Peak Shaving Calculation: How to Do It Step by Step

Peak shaving means covering the highest short bursts of demand from a battery so the grid never records them, cutting the demand charge on your bill. Here is exactly how to calculate the target, the battery power, and the storage capacity you need.
Demand charges are billed on your highest 15-minute average power over the period. Peak shaving cuts that peak down to a chosen target. Required battery power = peak load − target load (kW). Required usable capacity = battery power × how long the peak lasts (hours). Example: a peak of 300 kW shaved to a 200 kW target needs 100 kW of battery power; if that peak runs 30 minutes, you need 100 kW × 0.5 h = 50 kWh usable.

1) Pull your load profile in 15-minute intervals (the meter records a 15-min average, not instantaneous kW). 2) Find the single highest interval — that value sets your demand charge. 3) Choose a target ceiling below it. 4) Battery power (kW) = highest interval − target. 5) Look at how long demand stays above the target and how much energy sits above the line (the area of each peak in kWh). 6) Usable capacity = the largest single energy-above-target event, plus margin for back-to-back peaks and depth-of-discharge limits.

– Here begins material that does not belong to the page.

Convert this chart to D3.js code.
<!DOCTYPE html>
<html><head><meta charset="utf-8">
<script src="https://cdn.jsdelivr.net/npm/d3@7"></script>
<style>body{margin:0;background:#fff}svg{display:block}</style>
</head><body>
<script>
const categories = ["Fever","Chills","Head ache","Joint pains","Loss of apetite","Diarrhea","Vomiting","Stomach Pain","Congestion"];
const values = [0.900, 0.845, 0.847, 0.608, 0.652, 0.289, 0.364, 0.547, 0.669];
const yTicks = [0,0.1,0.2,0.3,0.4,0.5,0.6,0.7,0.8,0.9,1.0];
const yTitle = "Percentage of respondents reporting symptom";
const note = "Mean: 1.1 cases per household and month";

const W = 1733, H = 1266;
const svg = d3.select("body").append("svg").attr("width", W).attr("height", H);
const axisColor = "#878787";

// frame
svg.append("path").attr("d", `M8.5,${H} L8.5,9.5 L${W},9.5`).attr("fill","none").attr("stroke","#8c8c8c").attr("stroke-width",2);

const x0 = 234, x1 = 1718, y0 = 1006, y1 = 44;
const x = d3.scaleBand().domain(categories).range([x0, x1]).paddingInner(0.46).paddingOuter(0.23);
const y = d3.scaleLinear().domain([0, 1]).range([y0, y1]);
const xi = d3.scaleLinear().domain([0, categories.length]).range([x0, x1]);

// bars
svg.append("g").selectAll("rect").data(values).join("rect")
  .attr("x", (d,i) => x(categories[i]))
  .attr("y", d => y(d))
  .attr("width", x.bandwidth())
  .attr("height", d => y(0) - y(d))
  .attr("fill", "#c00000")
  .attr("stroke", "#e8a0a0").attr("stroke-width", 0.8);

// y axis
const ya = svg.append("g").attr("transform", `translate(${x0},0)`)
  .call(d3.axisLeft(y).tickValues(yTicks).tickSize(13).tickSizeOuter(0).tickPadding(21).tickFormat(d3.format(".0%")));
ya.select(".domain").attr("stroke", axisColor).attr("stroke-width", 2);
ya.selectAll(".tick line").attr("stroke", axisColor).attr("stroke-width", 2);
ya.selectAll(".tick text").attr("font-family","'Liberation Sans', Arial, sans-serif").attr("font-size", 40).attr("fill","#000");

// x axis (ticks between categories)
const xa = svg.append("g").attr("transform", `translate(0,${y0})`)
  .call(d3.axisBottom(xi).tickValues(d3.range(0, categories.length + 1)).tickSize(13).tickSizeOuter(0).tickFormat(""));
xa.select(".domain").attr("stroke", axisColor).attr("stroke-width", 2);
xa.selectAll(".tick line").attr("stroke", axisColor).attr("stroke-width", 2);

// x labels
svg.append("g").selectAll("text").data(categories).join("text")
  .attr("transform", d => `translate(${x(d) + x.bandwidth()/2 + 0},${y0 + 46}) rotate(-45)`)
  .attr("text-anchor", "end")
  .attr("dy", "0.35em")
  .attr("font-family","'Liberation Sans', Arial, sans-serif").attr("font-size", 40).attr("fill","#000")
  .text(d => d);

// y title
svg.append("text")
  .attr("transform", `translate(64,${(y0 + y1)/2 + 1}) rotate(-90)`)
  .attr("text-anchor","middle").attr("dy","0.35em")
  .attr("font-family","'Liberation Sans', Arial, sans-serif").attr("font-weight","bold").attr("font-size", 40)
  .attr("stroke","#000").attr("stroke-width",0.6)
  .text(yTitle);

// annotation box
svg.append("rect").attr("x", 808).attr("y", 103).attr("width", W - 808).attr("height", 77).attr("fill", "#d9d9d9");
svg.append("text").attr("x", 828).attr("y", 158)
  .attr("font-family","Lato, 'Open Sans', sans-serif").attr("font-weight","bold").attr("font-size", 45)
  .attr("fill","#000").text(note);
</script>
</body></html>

The target is the number you promise the grid you will not exceed. Set it too high and you barely save; set it too low and the battery drains before the peak ends, letting a spike through and resetting a new billing peak. A practical method: sort your intervals from highest to lowest, look at how many hours per period sit above each candidate level, and pick the level where the battery energy required to cover everything above it matches a battery you can afford. Every peak, even one 15-minute spike in the whole billing period, counts — so the calculation must cover the worst case, not the average.

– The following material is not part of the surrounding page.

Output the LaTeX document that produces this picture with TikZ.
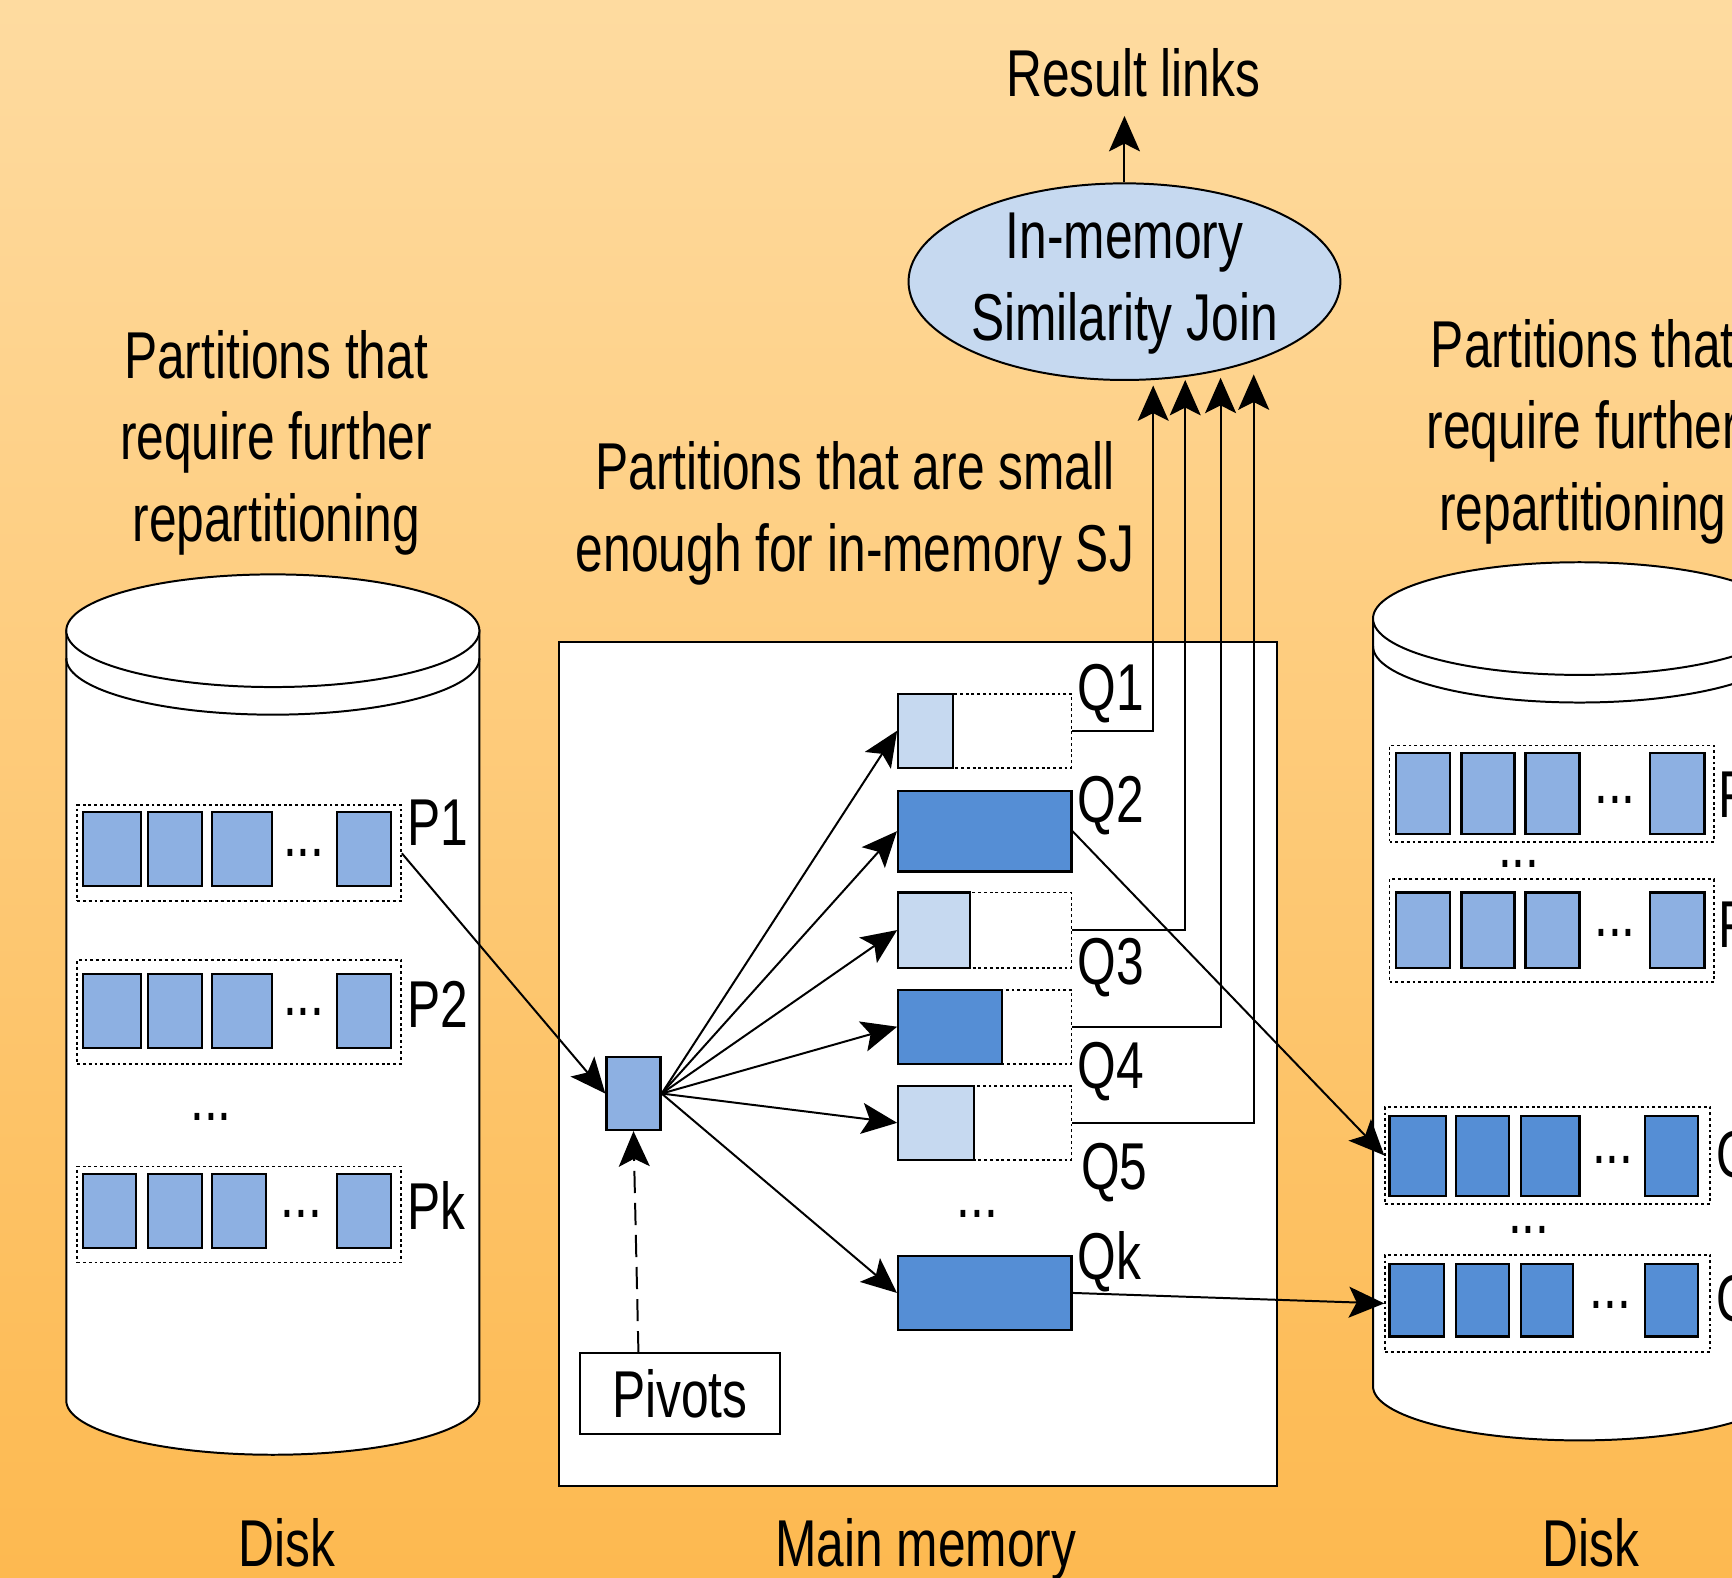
\documentclass[tikz,border=0pt]{standalone}
\usepackage{fontspec}
\setmainfont{Liberation Sans}[FakeStretch=0.75]
\usetikzlibrary{fit,arrows.meta,shapes.geometric}

\definecolor{bgtop}{RGB}{254,219,160}
\definecolor{bgbot}{RGB}{253,185,80}
\definecolor{pale}{RGB}{198,217,240}
\definecolor{mid}{RGB}{141,176,226}
\definecolor{deep}{RGB}{85,142,213}

% disk drum: centre x, top-ellipse centre y, bottom-ellipse centre y
\newcommand{\drum}[3]{%
  \filldraw[fill=white] (#1-187,#2) -- (#1-187,#3)
    arc[start angle=180,end angle=0,x radius=187,y radius=49] -- (#1+187,#2) -- cycle;
  \filldraw[fill=white] (#1,#2) ellipse[x radius=187,y radius=51];
  \draw (#1-187,#2+25) arc[start angle=180,end angle=0,x radius=187,y radius=51];
}

% a partition: dotted frame plus its blocks
% #1 name, #2-#5 frame corners, #6/#7 block top/bottom, #8 fill, #9 block x-extents
\newcommand{\partrow}[9]{%
  \node[dotbox, fit={(#2,#3) (#4,#5)}] (#1) {};
  \foreach \xa/\xb [count=\i] in {#9}
    \node[blk, fill=#8, fit={(\xa,#6) (\xb,#7)}] (#1-\i) {};
}

\begin{document}
\begin{tikzpicture}[x=0.5pt,y=-0.5pt,
  every node/.style={font=\fontsize{30}{37}\selectfont, inner sep=0pt},
  line width=0.9pt,
  tip/.style={-{Stealth[length=16pt,width=14pt,inset=3.5pt]}},
  dotbox/.style={draw, dash pattern=on 1.3pt off 1.3pt, line width=0.8pt, inner sep=0pt},
  blk/.style={draw, inner sep=0pt, line width=1pt},
]
\useasboundingbox (0,0) rectangle (1568,1428);
\clip (0,0) rectangle (1568,1428);
\shade[top color=bgtop,bottom color=bgbot] (0,0) rectangle (1568,1428);

% ---- titles ----
\node[anchor=base] (res) at (1026,87) {Result links};
\node[anchor=north, align=center] (ltitle) at (250,298) {Partitions that\\require further\\repartitioning};
\node[anchor=north, align=center] (mtitle) at (774,399) {Partitions that are small\\enough for in-memory SJ};
\node[anchor=north, align=center] (rtitle) at (1433,288) {Partitions that\\require further\\repartitioning};

% ---- in-memory join ----
\node[ellipse, draw, fill=pale, minimum width=195.5pt, minimum height=89pt] (sj) at (1018,255) {};
\node[align=center] (sjtext) at (1018,257) {In-memory\\Similarity Join};
\coordinate (rtip) at (1018,105);
\draw[tip] (sj.north) -- (rtip);

% ---- disks ----
\drum{247}{571}{1268}
\drum{1430}{560}{1255}

% left disk partitions
\partrow{p1}{70}{729}{363}{816}{735}{802}{mid}{75/128,134/183,192/246,305/354}
\partrow{p2}{70}{869}{363}{963}{882}{949}{mid}{75/128,134/183,192/246,305/354}
\partrow{pk}{70}{1056}{363}{1143}{1063}{1130}{mid}{75/123,134/183,192/241,305/354}
\node[anchor=base] (p1dots) at (275,775) {...};
\node[anchor=base] (p2dots) at (275,919) {...};
\node[anchor=base] (pkdots) at (273,1102) {...};
\node[anchor=base] (pvdots) at (191,1014) {...};
\node[anchor=base west] (p1lab) at (368,765) {P1};
\node[anchor=base west] (p2lab) at (368,930) {P2};
\node[anchor=base west] (pklab) at (368,1113) {Pk};

% right disk partitions
\partrow{r1}{1258}{675}{1552}{762}{682}{755}{mid}{1264/1313,1323/1371,1381/1430,1494/1543}
\partrow{r2}{1258}{796}{1552}{889}{808}{876}{mid}{1264/1313,1323/1371,1381/1430,1494/1543}
\partrow{r3}{1254}{1002}{1548}{1090}{1010}{1083}{deep}{1258/1309,1318/1366,1377/1430,1489/1537}
\partrow{r4}{1254}{1136}{1548}{1224}{1144}{1210}{deep}{1258/1307,1318/1366,1377/1424,1489/1537}
\node[anchor=base] (r1dots) at (1462,727) {...};
\node[anchor=base] (r2dots) at (1462,848) {...};
\node[anchor=base] (r3dots) at (1460,1053) {...};
\node[anchor=base] (r4dots) at (1458,1185) {...};
\node[anchor=base] (rdots1) at (1375,785) {...};
\node[anchor=base] (rdots2) at (1384,1117) {...};
\node[anchor=base west] (r1lab) at (1555,740) {P1};
\node[anchor=base west] (r2lab) at (1555,858) {Pk};
\node[anchor=base west] (r3lab) at (1553,1066) {Q2};
\node[anchor=base west] (r4lab) at (1553,1196) {Qk};

% ---- main memory ----
\node[draw, fill=white, fit={(506,581) (1156,1345)}] (mem) {};

\node[dotbox, fit={(813,628) (970,695)}] (q1) {};
\node[blk, fill=pale, fit={(813,628) (863,695)}] (q1f) {};
\node[blk, fill=deep, fit={(813,716) (970,789)}] (q2) {};
\node[dotbox, fit={(813,808) (970,876)}] (q3) {};
\node[blk, fill=pale, fit={(813,808) (878,876)}] (q3f) {};
\node[dotbox, fit={(813,896) (970,963)}] (q4) {};
\node[blk, fill=deep, fit={(813,896) (907,963)}] (q4f) {};
\node[dotbox, fit={(813,983) (970,1050)}] (q5) {};
\node[blk, fill=pale, fit={(813,983) (882,1050)}] (q5f) {};
\node[blk, fill=deep, fit={(813,1137) (970,1204)}] (qk) {};
\node[anchor=base] (qdots) at (885,1102) {...};

\node[anchor=base west] (q1lab) at (975,643) {Q1};
\node[anchor=base west] (q2lab) at (975,745) {Q2};
\node[anchor=base west] (q3lab) at (975,891) {Q3};
\node[anchor=base west] (q4lab) at (975,985) {Q4};
\node[anchor=base west] (q5lab) at (978,1077) {Q5};
\node[anchor=base west] (qklab) at (975,1158) {Qk};

\node[blk, fill=mid, fit={(549,957) (598,1023)}] (pv) {};
\node[draw, fill=white, minimum width=90.5pt, minimum height=36.5pt] (pivots) at (615.5,1261.5) {Pivots};

% ---- connectors ----
\coordinate (pvfoot) at (578,1225);
\draw[tip] (p1.east) -- (pv.west);
\draw[tip, dash pattern=on 10pt off 4.5pt] (pvfoot) -- (pv.south);
\draw[tip] (pv.east) -- (q1.west);
\draw[tip] (pv.east) -- (q2.west);
\draw[tip] (pv.east) -- (q3.west);
\draw[tip] (pv.east) -- (q4.west);
\draw[tip] (pv.east) -- (q5.west);
\draw[tip] (pv.east) -- (qk.west);

\coordinate (t1) at (1044,349);
\coordinate (t3) at (1073,344);
\coordinate (t4) at (1105,342);
\coordinate (t5) at (1135,339);
\draw[tip] (q1.east) -| (t1);
\draw[tip] (q3.east) -| (t3);
\draw[tip] (q4.east) -| (t4);
\draw[tip] (q5.east) -| (t5);

\draw[tip] (q2.east) -- (r3.west);
\draw[tip] (qk.east) -- (r4.west);

% ---- bottom captions ----
\node[anchor=base] (ldisk) at (260,1418) {Disk};
\node[anchor=base] (mmem) at (838,1418) {Main memory};
\node[anchor=base] (rdisk) at (1440,1418) {Disk};
\end{tikzpicture}
\end{document}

A workshop peaks at 400 kW. The rest of the day it runs at 250 kW. You set a 280 kW target. Battery power needed = 400 − 280 = 120 kW. The demand above 280 kW lasts about 45 minutes and the energy above the line is roughly 120 kW × 0.75 h ≈ 90 kWh. Add depth-of-discharge headroom (a battery is rarely cycled 100%): at 90% usable you size ~100 kWh, at 80% usable ~113 kWh. That gives a system able to shave the peak with reserve for a second event the same day.

Annual saving ≈ (kW shaved) × (demand-charge rate in €/kW per year). If your grid demand charge is billed per kW of your highest measured peak, cutting the peak by 120 kW at a rate of, say, X €/kW·year saves 120 × X per year — use your own tariff's rate, since demand-charge prices vary by grid operator and voltage level. Compare that yearly saving against the battery investment to get a simple payback. Reported grid-fee reductions for well-sized commercial systems are in the range of roughly a third, but the exact figure depends entirely on your load shape and tariff.
Three assumptions break peak shaving: (1) sizing on average load instead of the single worst 15-minute interval — one missed spike sets the whole bill; (2) ignoring peak duration, so the battery has power but runs out of energy mid-peak; (3) forgetting usable-vs-nominal capacity and round-trip losses, which shrink the real headroom. A correct calculation needs the full interval load profile plus a control logic that starts discharging before the target is crossed, not after.